There was a Middle Earth poster on the wall behind her, with its brightness faded in a long straight swath where the sun caught it every morning. He looked around uneasily. He didn’t know what to do.
“I was supposed to marry Kris. Eight months ago,” he said.
“You want to fuck?” asked the blonde girl. “When Jonah trips he turns off. I been drinking Coca-Cola all morning and all day, and I’m really horny.”
Another record dropped onto the turntable and Stevie Wonder blew hard into his harmonica and started singing, “I Was Born to Love Her.”
“I was engaged to Kris,” Rudy said, feeling sad. “We was going to be married when I got out of basic. But she decided to come over here with Jonah, and I didn’t want to push her. So I waited eight months, but I’m out of the army now. “
“Well,
do
you or
don’t
you?”
Under the dining room table. She put a satin pillow under her. It said:
Souvenir of Niagara Falls. New York.
When he went back into the living room, Jonah was sitting up on the sofa, reading Hesse’s
Magister Ludi.
“Jonah?” Rudy said. Jonah looked up. It took him a while to recognize Rudy.
When he did, he patted the sofa beside him, and Rudy came and sat down.

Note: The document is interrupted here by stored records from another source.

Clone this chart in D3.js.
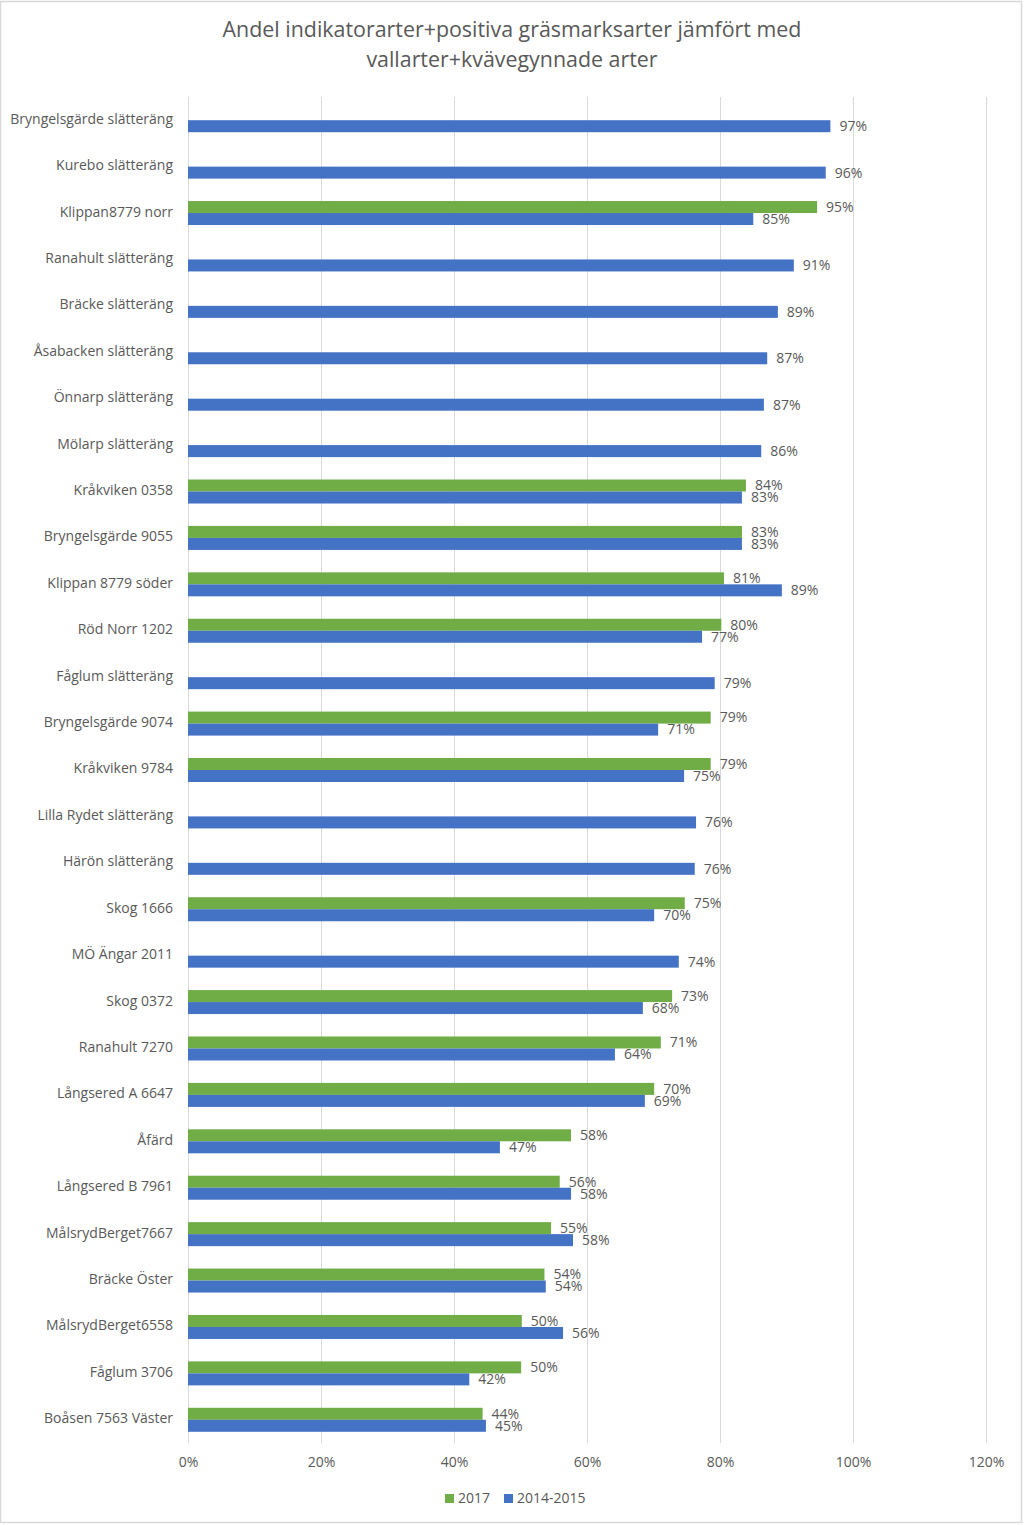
<!DOCTYPE html>
<html>
<head>
<meta charset="utf-8">
<script src="https://cdn.jsdelivr.net/npm/d3@7"></script>
<style>
  html, body { margin: 0; padding: 0; background: #fff; }
  svg { display: block; font-family: "Open Sans", "Noto Sans", sans-serif; }
</style>
</head>
<body>
<svg id="chart" width="1024" height="1525"></svg>
<script>
const categories = [
  "Bryngelsgärde slätteräng", "Kurebo slätteräng", "Klippan8779 norr", "Ranahult slätteräng",
  "Bräcke slätteräng", "Åsabacken slätteräng", "Önnarp slätteräng", "Mölarp slätteräng",
  "Kråkviken 0358", "Bryngelsgärde 9055", "Klippan 8779 söder", "Röd Norr 1202",
  "Fåglum slätteräng", "Bryngelsgärde 9074", "Kråkviken 9784", "Lilla Rydet slätteräng",
  "Härön slätteräng", "Skog 1666", "MÖ Ängar 2011", "Skog 0372", "Ranahult 7270",
  "Långsered A 6647", "Åfärd", "Långsered B 7961", "MålsrydBerget7667", "Bräcke Öster",
  "MålsrydBerget6558", "Fåglum 3706", "Boåsen 7563 Väster"
];
const series2017 = [
  null, null, 94.6, null, null, null, null, null,
  83.9, 83.3, 80.6, 80.2, null, 78.6, 78.6, null,
  null, 74.7, null, 72.8, 71.1, 70.1, 57.6, 55.9, 54.6, 53.6,
  50.2, 50.1, 44.3
];
const series2014 = [
  96.6, 95.9, 85.0, 91.1, 88.7, 87.1, 86.6, 86.2,
  83.3, 83.3, 89.3, 77.3, 79.2, 70.7, 74.6, 76.4,
  76.2, 70.1, 73.8, 68.4, 64.2, 68.7, 46.9, 57.6, 57.9, 53.8,
  56.4, 42.3, 44.8
];
const seriesNames = ["2017", "2014-2015"];
const seriesColors = ["#70AD47", "#4472C4"];
const xTicks = [0, 20, 40, 60, 80, 100, 120];
const titleLines = ["Andel indikatorarter+positiva gräsmarksarter jämfört med", "vallarter+kvävegynnade arter"];

const svg = d3.select("#chart");
const textColor = "#595959";
const fs = 14;

// outer border
svg.append("rect").attr("x", 0.5).attr("y", 1.5).attr("width", 1021).attr("height", 1521)
  .attr("fill", "#fff").attr("stroke", "#d9d9d9").attr("stroke-width", 1.5);

const plot = { left: 188, right: 986, top: 97, bottom: 1443 };

const x = d3.scaleLinear().domain([0, 120]).range([plot.left, plot.right]);
const y = d3.scaleBand().domain(categories).range([plot.top, plot.bottom]).paddingInner(0).paddingOuter(0);
const inner = d3.scaleBand().domain(seriesNames).range([0, 24]);
const rowOffset = (y.bandwidth() - 24) / 2;

// title
svg.append("g").selectAll("text").data(titleLines).join("text")
  .attr("x", 512).attr("y", (d, i) => 37 + i * 30)
  .attr("text-anchor", "middle").attr("font-size", 21.4).attr("fill", textColor)
  .text(d => d);

// gridlines
svg.append("g").selectAll("line").data(xTicks).join("line")
  .attr("x1", d => Math.round(x(d)) + 0.5).attr("x2", d => Math.round(x(d)) + 0.5)
  .attr("y1", plot.top).attr("y2", plot.bottom)
  .attr("stroke", "#d9d9d9").attr("stroke-width", 1);

// x axis labels
const xAxis = d3.axisBottom(x).tickValues(xTicks).tickFormat(d => d + "%").tickSize(0).tickPadding(0);
const xg = svg.append("g").attr("transform", `translate(0, ${plot.bottom + 14})`).call(xAxis);
xg.select(".domain").remove();
xg.selectAll("text").attr("font-size", fs).attr("fill", textColor)
  .attr("font-family", "\"Open Sans\", sans-serif");

// y axis labels
const yAxis = d3.axisLeft(y).tickSize(0).tickPadding(15);
const yg = svg.append("g").attr("transform", `translate(${plot.left}, 0)`).call(yAxis);
yg.select(".domain").remove();
yg.selectAll("text").attr("font-size", fs).attr("fill", textColor)
  .attr("font-family", "\"Open Sans\", sans-serif");
yg.selectAll(".tick").attr("transform", d => `translate(0, ${y(d) + rowOffset + 11})`);

// bars
const allSeries = [series2017, series2014];
allSeries.forEach((vals, si) => {
  const data = categories.map((c, i) => ({ c, v: vals[i] })).filter(d => d.v !== null);
  const g = svg.append("g");
  g.selectAll("rect").data(data).join("rect")
    .attr("x", x(0))
    .attr("y", d => y(d.c) + rowOffset + inner(seriesNames[si]))
    .attr("width", d => x(d.v) - x(0))
    .attr("height", inner.bandwidth())
    .attr("fill", seriesColors[si]);
  g.selectAll("text").data(data).join("text")
    .attr("x", d => x(d.v) + 9)
    .attr("y", d => y(d.c) + rowOffset + inner(seriesNames[si]) + inner.bandwidth() / 2)
    .attr("dy", "0.35em")
    .attr("font-size", fs).attr("fill", textColor)
    .text(d => Math.round(d.v) + "%");
});

// legend
const legendItems = [
  { name: seriesNames[0], color: seriesColors[0], x: 445 },
  { name: seriesNames[1], color: seriesColors[1], x: 504 }
];
const lg = svg.append("g");
legendItems.forEach(it => {
  lg.append("rect").attr("x", it.x).attr("y", 1494).attr("width", 9).attr("height", 9).attr("fill", it.color);
  lg.append("text").attr("x", it.x + 13).attr("y", 1498.5).attr("dy", "0.35em")
    .attr("font-size", fs).attr("fill", textColor).text(it.name);
});
</script>
</body>
</html>
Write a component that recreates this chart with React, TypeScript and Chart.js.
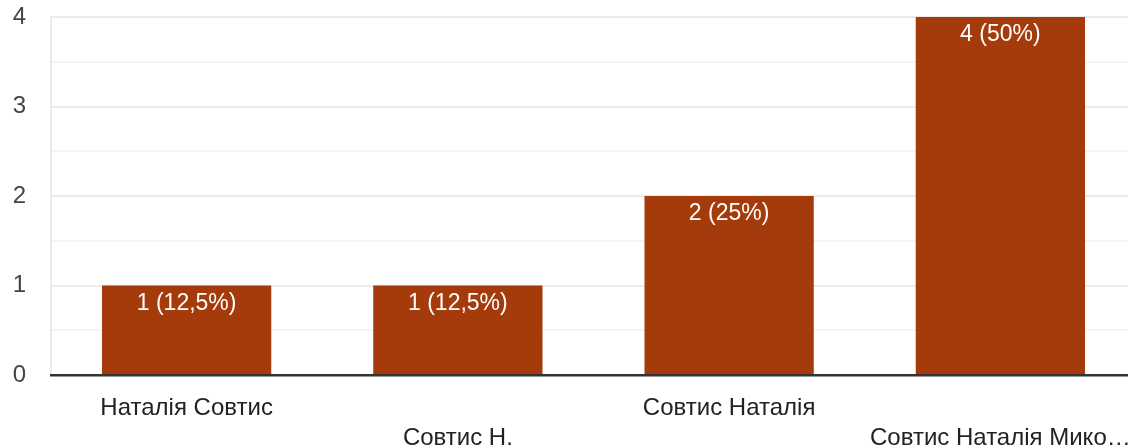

“Hey, Rudy, where y’been?”
“I’ve been in the army.”
“Wow.”
“Yeah, it was awful.”
“You out now? I mean for good?”
Rudy nodded. “Uh-huh. Medical.”
“Hey, that’s good.”
They sat quietly for a while. Jonah started to nod, and then said to himself, “You’re not very tired.”
Rudy said, “Jonah, hey listen, what’s the story with Kris? You know, we were supposed to get married about eight months ago.”
“She’s around someplace,” Jonah answered.
Out of the kitchen, through the dining room where the blonde girl lay sleeping under the table, came the sound of something wild, tearing at meat. It went on for a long time, but Rudy was looking out the front window, the big bay window. There was a man in a dark gray suit standing talking to two policemen on the sidewalk at the edge of the front walk leading up to the front door. He was pointing at the big, old house.
“Jonah, can Kris come away now?”
Jonah looked angry. “Hey, listen, man, nobody’s keeping her here. She’s been grooving with all of us and she likes it. Go ask her. Christ, don’t bug me!”
The two cops were walking up to the front door.
Rudy got up and went to answer the doorbell.
They smiled at him when they saw his uniform.
“May I help you?” Rudy asked them.
The first cop said, “Do you live here?”
“Yes,” said Rudy. “My name is Rudolph Boekel. May I help you?”
“We’d like to come inside and talk to you.”
“Do you have a search warrant?”
“We don’t want to search, we only want to talk to you. Are you in the army?”
“Just discharged. I came home to see my family.”
“Can we come in?”
“No, sir.”
The second cop looked troubled, “Is this the place they call ‘The Hill’?”
“Who?” Rudy asked, looking perplexed.
“Well, the neighbors said this was ‘The Hill’ and there were some pretty wild parties going on here. “
“Do you hear any partying?”
The cops looked at each other. Rudy added, “It’s always very quiet here. My mother is dying of cancer of the stomach.”
They let Rudy move in, because he was able to talk to people who came to the door from the outside. Aside from Rudy, who went out to get food, and the weekly trips to the unemployment line, no one left The Hill. It was usually very quiet.
Except sometimes there was a sound of growling in the back hall leading up to what had been a maid’s room; and the splashing from the basement, the sound of wet things on bricks.
It was a self-contained little universe, bordered on the north by acid and mescaline, on the south by pot and peyote, on the east by speed and redballs, on the west by downers and amphetamines. There were eleven people living in The Hill. Eleven, and Rudy.
He walked through the halls, and sometimes found Kris, who would not talk to him, save once, when she asked him if he’d ever been heavy behind
anything
except love. He didn’t know what to answer her, so he only said, “Please,” and she called him a square and walked off toward the stairway leading to the dormered attic.
Rudy had heard squeaking from the attic. It had sounded to him like the shrieking of mice being tom to pieces. There were cats in the house.